Set problem:
Set down, word for word, only the lines from the start of the records through the line bearing "import * as"; include no pictures.
.....
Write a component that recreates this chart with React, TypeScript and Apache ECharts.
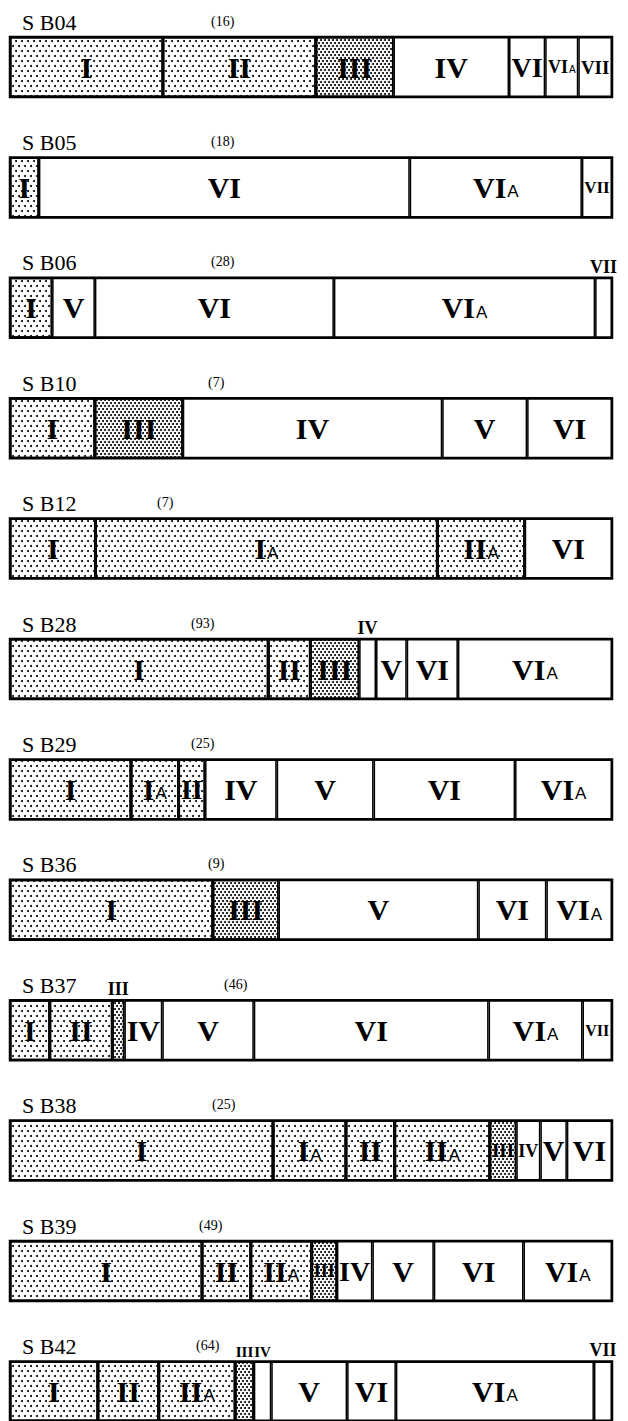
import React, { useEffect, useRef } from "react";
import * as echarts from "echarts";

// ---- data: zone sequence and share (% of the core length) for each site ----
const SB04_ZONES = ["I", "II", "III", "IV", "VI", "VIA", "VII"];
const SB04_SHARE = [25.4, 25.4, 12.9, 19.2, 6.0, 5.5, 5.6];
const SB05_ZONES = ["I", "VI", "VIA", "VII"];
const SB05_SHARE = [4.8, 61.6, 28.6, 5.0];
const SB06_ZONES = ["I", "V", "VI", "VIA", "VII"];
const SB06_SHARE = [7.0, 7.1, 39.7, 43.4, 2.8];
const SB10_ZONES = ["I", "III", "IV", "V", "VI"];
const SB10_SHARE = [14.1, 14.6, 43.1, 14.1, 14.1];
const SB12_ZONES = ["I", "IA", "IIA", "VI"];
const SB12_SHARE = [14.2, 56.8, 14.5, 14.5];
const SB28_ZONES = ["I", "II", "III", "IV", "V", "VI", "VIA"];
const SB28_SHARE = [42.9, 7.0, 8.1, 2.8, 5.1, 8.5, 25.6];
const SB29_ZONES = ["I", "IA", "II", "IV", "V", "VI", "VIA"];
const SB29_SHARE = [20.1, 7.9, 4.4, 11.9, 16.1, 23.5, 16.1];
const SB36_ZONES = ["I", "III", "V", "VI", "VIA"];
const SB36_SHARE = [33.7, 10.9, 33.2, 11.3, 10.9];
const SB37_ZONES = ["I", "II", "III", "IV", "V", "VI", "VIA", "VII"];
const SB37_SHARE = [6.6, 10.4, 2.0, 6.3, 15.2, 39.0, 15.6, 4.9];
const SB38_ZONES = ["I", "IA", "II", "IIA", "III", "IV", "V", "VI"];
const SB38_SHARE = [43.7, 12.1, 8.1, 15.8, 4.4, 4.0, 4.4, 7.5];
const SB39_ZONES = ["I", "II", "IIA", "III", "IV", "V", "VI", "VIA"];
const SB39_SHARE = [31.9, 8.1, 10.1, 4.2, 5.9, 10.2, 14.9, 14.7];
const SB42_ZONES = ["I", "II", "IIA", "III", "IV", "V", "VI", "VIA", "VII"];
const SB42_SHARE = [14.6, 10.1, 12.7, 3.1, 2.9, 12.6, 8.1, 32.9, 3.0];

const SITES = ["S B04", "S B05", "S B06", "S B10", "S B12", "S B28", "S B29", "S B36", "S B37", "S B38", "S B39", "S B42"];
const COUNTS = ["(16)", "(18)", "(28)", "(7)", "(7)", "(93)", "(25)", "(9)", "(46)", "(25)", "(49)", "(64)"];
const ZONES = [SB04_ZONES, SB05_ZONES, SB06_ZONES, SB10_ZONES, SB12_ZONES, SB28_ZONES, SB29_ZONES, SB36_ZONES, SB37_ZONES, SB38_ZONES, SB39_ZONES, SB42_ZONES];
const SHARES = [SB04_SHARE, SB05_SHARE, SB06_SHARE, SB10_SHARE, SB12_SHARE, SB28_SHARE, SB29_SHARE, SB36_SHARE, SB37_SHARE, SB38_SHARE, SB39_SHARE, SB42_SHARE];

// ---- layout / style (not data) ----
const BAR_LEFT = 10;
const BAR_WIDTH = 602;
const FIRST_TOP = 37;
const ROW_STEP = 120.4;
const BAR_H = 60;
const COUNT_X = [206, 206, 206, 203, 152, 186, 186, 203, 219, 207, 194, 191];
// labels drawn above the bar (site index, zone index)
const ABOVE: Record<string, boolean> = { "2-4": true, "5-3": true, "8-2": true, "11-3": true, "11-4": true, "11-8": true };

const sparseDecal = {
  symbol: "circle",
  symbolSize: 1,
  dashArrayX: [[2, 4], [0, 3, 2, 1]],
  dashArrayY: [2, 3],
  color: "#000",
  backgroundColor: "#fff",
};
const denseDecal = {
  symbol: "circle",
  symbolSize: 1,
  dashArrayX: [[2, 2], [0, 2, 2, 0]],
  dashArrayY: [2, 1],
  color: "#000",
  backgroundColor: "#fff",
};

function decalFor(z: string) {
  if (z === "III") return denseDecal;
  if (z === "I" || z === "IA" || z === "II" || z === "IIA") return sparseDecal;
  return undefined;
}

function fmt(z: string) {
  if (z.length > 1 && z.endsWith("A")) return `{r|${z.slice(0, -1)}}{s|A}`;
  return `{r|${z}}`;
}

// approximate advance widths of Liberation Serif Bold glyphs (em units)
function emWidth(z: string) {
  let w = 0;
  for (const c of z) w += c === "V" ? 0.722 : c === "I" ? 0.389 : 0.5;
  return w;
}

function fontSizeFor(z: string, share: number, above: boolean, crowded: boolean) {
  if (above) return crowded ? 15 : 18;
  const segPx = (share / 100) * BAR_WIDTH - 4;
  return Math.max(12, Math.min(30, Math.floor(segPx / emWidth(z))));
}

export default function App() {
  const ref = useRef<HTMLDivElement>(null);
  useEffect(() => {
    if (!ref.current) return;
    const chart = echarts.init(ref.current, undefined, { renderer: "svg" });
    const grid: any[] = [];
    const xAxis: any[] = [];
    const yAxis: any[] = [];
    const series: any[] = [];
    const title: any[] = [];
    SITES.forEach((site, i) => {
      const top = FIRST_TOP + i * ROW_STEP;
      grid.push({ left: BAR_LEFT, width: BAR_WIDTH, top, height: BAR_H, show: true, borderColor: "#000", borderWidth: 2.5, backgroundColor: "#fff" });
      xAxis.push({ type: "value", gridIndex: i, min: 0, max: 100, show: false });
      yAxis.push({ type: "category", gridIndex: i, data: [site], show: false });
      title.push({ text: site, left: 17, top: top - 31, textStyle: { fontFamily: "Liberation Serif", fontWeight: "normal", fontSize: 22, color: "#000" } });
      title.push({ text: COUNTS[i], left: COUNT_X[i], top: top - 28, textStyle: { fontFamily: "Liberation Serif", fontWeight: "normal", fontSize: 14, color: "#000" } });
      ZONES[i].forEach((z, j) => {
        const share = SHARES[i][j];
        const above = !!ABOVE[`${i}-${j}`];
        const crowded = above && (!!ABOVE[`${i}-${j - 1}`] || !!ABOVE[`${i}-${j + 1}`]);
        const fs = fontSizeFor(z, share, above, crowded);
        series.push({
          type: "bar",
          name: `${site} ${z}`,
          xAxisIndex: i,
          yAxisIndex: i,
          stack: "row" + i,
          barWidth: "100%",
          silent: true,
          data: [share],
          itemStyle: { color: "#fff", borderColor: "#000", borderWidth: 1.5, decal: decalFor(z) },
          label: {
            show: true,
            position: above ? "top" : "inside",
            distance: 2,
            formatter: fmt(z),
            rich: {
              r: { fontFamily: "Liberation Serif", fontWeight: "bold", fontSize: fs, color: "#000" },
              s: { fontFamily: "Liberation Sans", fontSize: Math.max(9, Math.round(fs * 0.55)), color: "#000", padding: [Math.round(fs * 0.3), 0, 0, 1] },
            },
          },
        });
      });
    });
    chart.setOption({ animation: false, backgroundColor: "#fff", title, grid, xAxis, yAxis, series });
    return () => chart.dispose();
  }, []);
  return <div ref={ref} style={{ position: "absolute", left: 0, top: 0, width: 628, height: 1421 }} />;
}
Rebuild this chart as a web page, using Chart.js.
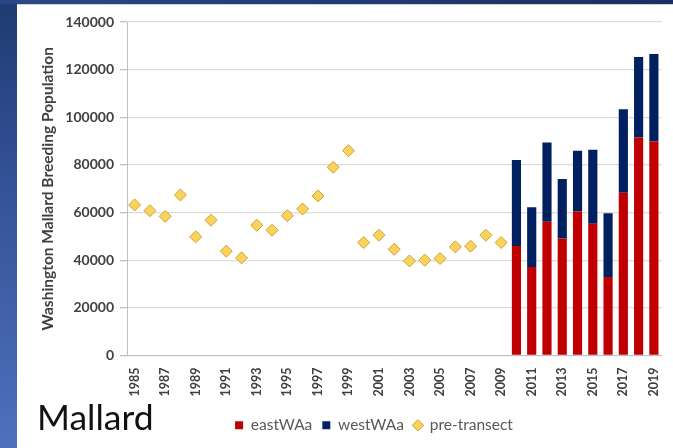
.....
Result of this exercise:
Write a component that recreates this chart with React, TypeScript and Apache ECharts.
import React, { useEffect, useRef } from "react";
import * as echarts from "echarts";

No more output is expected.